You know how you've been waiting for a bad-ass angel movie? One that will finally cement the Feathered Soldiers of the Almighty in the action-flick firmament? Yeah well - Legion isn't it.
There's a moment late in Legion, the latest angels-on-the-loose apocalyptic thriller, that underscores where writer -director Scott Stewart's film succeeds and fails. Michael (played by Paul Bettany), an archangel who has forsaken his wings — and, as such, his heavenly mandate — in order to save an unborn child from an army of God's minions, faces down his former angelic brother-in-arms, Gabriel (Kevin Durand) in a dusty diner in the middle of nowhere. Michael is armed with little more than his wits and a massive machine gun; Gabriel's got his Kevlar-y wings and a mace that would make Xur (of the Ko-Dan Armada) jealous.
So Michael opens up with the machine gun, the bullets ricocheting off Gabriel's wings. And that right there is why Legion got made: the dropped-jaw coolness of angels unloading with automatic rifles. It's a captivating idea. But at the same time, you've gotta wonder: Didn't Michael know that the bullets would just bounce off? He used to be, in his words, "a general in God's Army"...shouldn't he have known better? Legion is blessed with moments of inspiration, and then cursed with the inability to follow through.
In a plot that bears more than a few uncomfortable similarities to the 1995 flick The Prophecy, Michael has come to our mortal plane because there's a child that needs protecting. Why? Who knows? But it's serious enough for Michael to crash land in Los Angeles, shave off his wings, and remove his halo — which, in an interesting and never explored wrinkle, is embodied by a collar around each angel's neck. (The lack of free will embodied by a totem of slavery? Ingenious.) Michael, it turns out, is disobeying a direct order from the Lord Almighty and taking matters in his own tattoo'd hands. So he steals a barge-load of weapons, nabs a police cruiser, and heads for Paradise Falls, a dingy truck stop on the edge of the Mojave Desert that's home to a handful of the most clichéd characters you'll ever meet.
How clichéd? Well, there's the crusty diner owner, Bob (Dennis Quaid), who speaks with a five-o'clock shadow; his son, Jeep (Lucas Black), who spends every waking moment doting on Charlie (Adrienne Palicki), a pregnant waitress who doesn't want the baby so much that she chain smokes. There's Percy (Charles S. Dutton), the cook who's both a veteran and a bible thumper; a horrible rich couple (Jon Tenney and Kate Walsh, slumming it) whose BMW broke down and whose scantily-clad daughter (Willa Holland) lives to provoke. Oh, and there's Kyle (Tyrese Gibson), the young black hip-hop fan who's so young and black that he carries a gun. And these are the people that we're forced to spend 100 minutes with at the end of the world.

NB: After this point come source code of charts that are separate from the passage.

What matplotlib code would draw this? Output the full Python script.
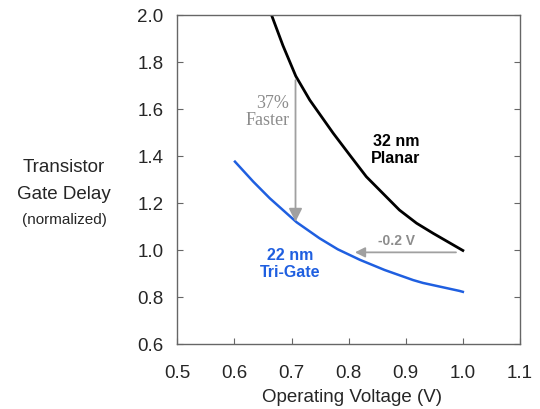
import matplotlib

matplotlib.use("Agg")
import matplotlib.pyplot as plt

# 32 nm planar curve
planar_v = [0.665, 0.685, 0.7075, 0.732, 0.773, 0.802, 0.831, 0.860, 0.889, 0.919, 0.948, 1.000]
planar_delay = [2.0, 1.87, 1.74, 1.638, 1.497, 1.404, 1.312, 1.241, 1.170, 1.114, 1.071, 0.998]

# 22 nm tri-gate curve
trigate_v = [0.601, 0.633, 0.662, 0.709, 0.749, 0.781, 0.820, 0.863, 0.913, 0.930, 0.994, 1.000]
trigate_delay = [1.376, 1.291, 1.220, 1.118, 1.050, 1.003, 0.958, 0.915, 0.872, 0.860, 0.826, 0.822]

x_ticks = [0.5, 0.6, 0.7, 0.8, 0.9, 1.0, 1.1]
y_ticks = [0.6, 0.8, 1.0, 1.2, 1.4, 1.6, 1.8, 2.0]

BLUE = "#1f5fe0"
GRAY = "#a0a0a0"
TEXT = "#262626"

plt.rcParams["font.family"] = ["Liberation Sans", "DejaVu Sans"]

fig = plt.figure(figsize=(5.4, 4.09), dpi=100)
ax = fig.add_axes([0.3283, 0.1589, 0.6346, 0.8044])

ax.plot(planar_v, planar_delay, color="black", lw=2.0)
ax.plot(trigate_v, trigate_delay, color=BLUE, lw=1.8)

# 37% faster arrow
ax.annotate(
    "", xy=(0.707, 1.12), xytext=(0.707, 1.723),
    arrowprops=dict(arrowstyle="-|>", color=GRAY, lw=1.3, mutation_scale=20,
                    shrinkA=0, shrinkB=0),
)
ax.text(0.696, 1.587, "37%\nFaster", color="#8c8c8c", ha="right", va="center",
        family="Liberation Serif", fontsize=13, linespacing=1.05)

# -0.2 V arrow
ax.annotate(
    "", xy=(0.811, 0.99), xytext=(0.988, 0.99),
    arrowprops=dict(arrowstyle="-|>", color=GRAY, lw=1.3, mutation_scale=15,
                    shrinkA=0, shrinkB=0),
)
ax.text(0.884, 1.037, "-0.2 V", color="#8c8c8c", ha="center", va="center",
        fontsize=10, fontweight="bold")

ax.text(0.883, 1.426, "32 nm\nPlanar", color="black", ha="center", va="center",
        fontsize=11.5, fontweight="bold", linespacing=1.15)
ax.text(0.697, 0.942, "22 nm\nTri-Gate", color=BLUE, ha="center", va="center",
        fontsize=11.5, fontweight="bold", linespacing=1.15)

ax.set_xlim(0.5, 1.1)
ax.set_ylim(0.6, 2.0)
ax.set_xticks(x_ticks)
ax.set_yticks(y_ticks)
ax.set_xticklabels([f"{v:.1f}" for v in x_ticks])
ax.set_yticklabels([f"{v:.1f}" for v in y_ticks])
ax.tick_params(direction="in", length=4, width=0.8, colors="#666666",
               labelcolor=TEXT, labelsize=13.5, right=True)
ax.tick_params(axis="x", pad=15)
ax.tick_params(axis="y", pad=10)
for spine in ax.spines.values():
    spine.set_color("#666666")
    spine.set_linewidth(1.0)

fig.text(352 / 540, 1 - 397 / 409, "Operating Voltage (V)", ha="center", va="center",
         fontsize=13.5, color=TEXT)

fig.text(64 / 540, 1 - 167 / 409, "Transistor", ha="center", va="center",
         fontsize=13.5, color=TEXT)
fig.text(64 / 540, 1 - 194 / 409, "Gate Delay", ha="center", va="center",
         fontsize=13.5, color=TEXT)
fig.text(64 / 540, 1 - 220 / 409, "(normalized)", ha="center", va="center",
         fontsize=11, color=TEXT)

fig.savefig("out.png", dpi=100)
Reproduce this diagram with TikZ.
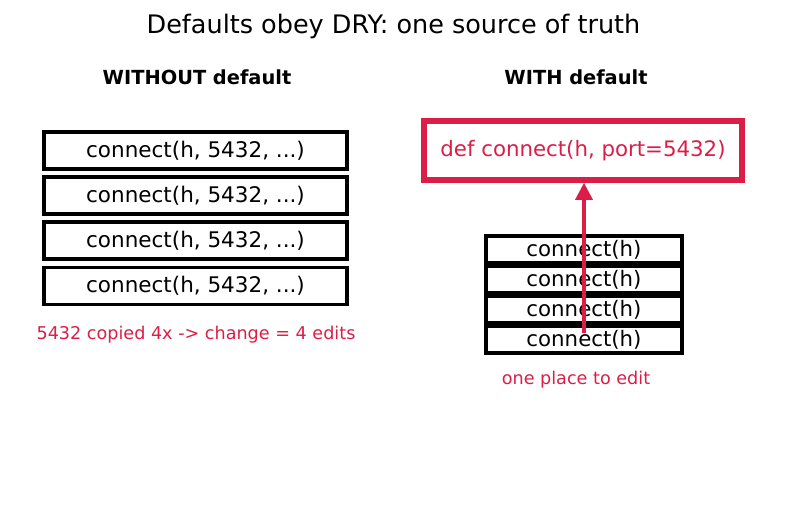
\documentclass[tikz,border=0pt]{standalone}
\usepackage{fontspec}
\setmainfont{DejaVu Sans}
\usetikzlibrary{arrows.meta}
\definecolor{accent}{RGB}{218,30,72}
\begin{document}
\begin{tikzpicture}[x=1pt,y=-1pt,
  cbox/.style={draw=black,line width=3.4pt,minimum width=303pt,minimum height=37pt,inner sep=0pt,font=\fontsize{21.5}{24}\selectfont},
  sbox/.style={draw=black,line width=3.2pt,minimum width=196pt,minimum height=27pt,inner sep=0pt,font=\fontsize{21.3}{24}\selectfont},
  defbox/.style={draw=accent,line width=5.6pt,minimum width=318pt,minimum height=59pt,inner sep=0pt,text=accent,font=\fontsize{21.3}{24}\selectfont},
  head/.style={font=\bfseries\fontsize{19.4}{22}\selectfont},
  note/.style={text=accent,font=\fontsize{17.6}{21}\selectfont}]
\useasboundingbox (0,0) rectangle (787,512);
\node[font=\fontsize{25.5}{30}\selectfont] (title) at (393.5,26) {Defaults obey DRY: one source of truth};
\node[head] (hl) at (197,77) {WITHOUT default};
\node[head] (hr) at (576,77) {WITH default};
\node[cbox] (l1) at (195.5,150.5) {connect(h, 5432, ...)};
\node[cbox] (l2) at (195.5,195.5) {connect(h, 5432, ...)};
\node[cbox] (l3) at (195.5,240.5) {connect(h, 5432, ...)};
\node[cbox] (l4) at (195.5,286) {connect(h, 5432, ...)};
\node[note] (ln) at (196,334.5) {5432 copied 4x -> change = 4 edits};
\node[defbox] (def) at (583,150.5) {def connect(h, port=5432)};
\node[sbox] (r1) at (584,249.5) {connect(h)};
\node[sbox] (r2) at (584,279.5) {connect(h)};
\node[sbox] (r3) at (584,309.5) {connect(h)};
\node[sbox] (r4) at (584,339.5) {connect(h)};
\node[note] (rn) at (576,379.5) {one place to edit};
\coordinate (as) at (584,333);
\draw[accent,line width=3.2pt,-{Triangle[length=17pt,width=17pt]}] (as) -- (def.south -| as);
\end{tikzpicture}
\end{document}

See, apparently, God has decided that he's fed up with humanity and has ordered his angels to descend upon the Earth, laying waste to everyone and everything — saving a special hatred for Charlie's unborn child, who'll probably be mankind's savior. Or something. Also, angels apparently have the power to possess humans — just like demons — and make them do the dirty work. In case you weren't paying attention: God is the Big Bad in Legion. Yes, THE God. Who has an Army. Of angels. Who don't really fight anyone, but fly in really cool formations.
So we're left in a remote, solitary location with a cast of characters and the forces of...evil (I guess) trying to get in. If these characters didn't have the depth of an inflatable kiddie pool, Legion could've been fun, like the under-remembered Tales from the Crypt: Demon Knight. Or if the action never let up. Or if we had a firm grasp on the stakes before the last 20 minutes. Or the director knew how to stage a real fight scene. Or if anyone involved thought, "Hey, what if we made this movie, you know, fun?" Because there's nothing at all wrong with aiming for a crap riot and hitting the mark. (Otherwise, we'd never know the unmitigated joys of Reign of Fire. Oh, Bald McConaughey....) Instead, Legion is a series of badly written would-be-revelatory conversations between people we don't care about, punctuated by flurry of action that's meant to be either supercool (it isn't) or shocking (the old lady dropping the c-word before scuttling on the ceiling would've been surprising if it wasn't in the trailers).
Bettany tries his best to elevate the material with some RSC-trained portentousness, but one man can do but only so much. At both the end of the day and at the End of Days, what you want from a movie about angels doing battle with each other for the fate of the world is giant honking battles between dudes with wings. You want big religious smackdowny explodo. Not this.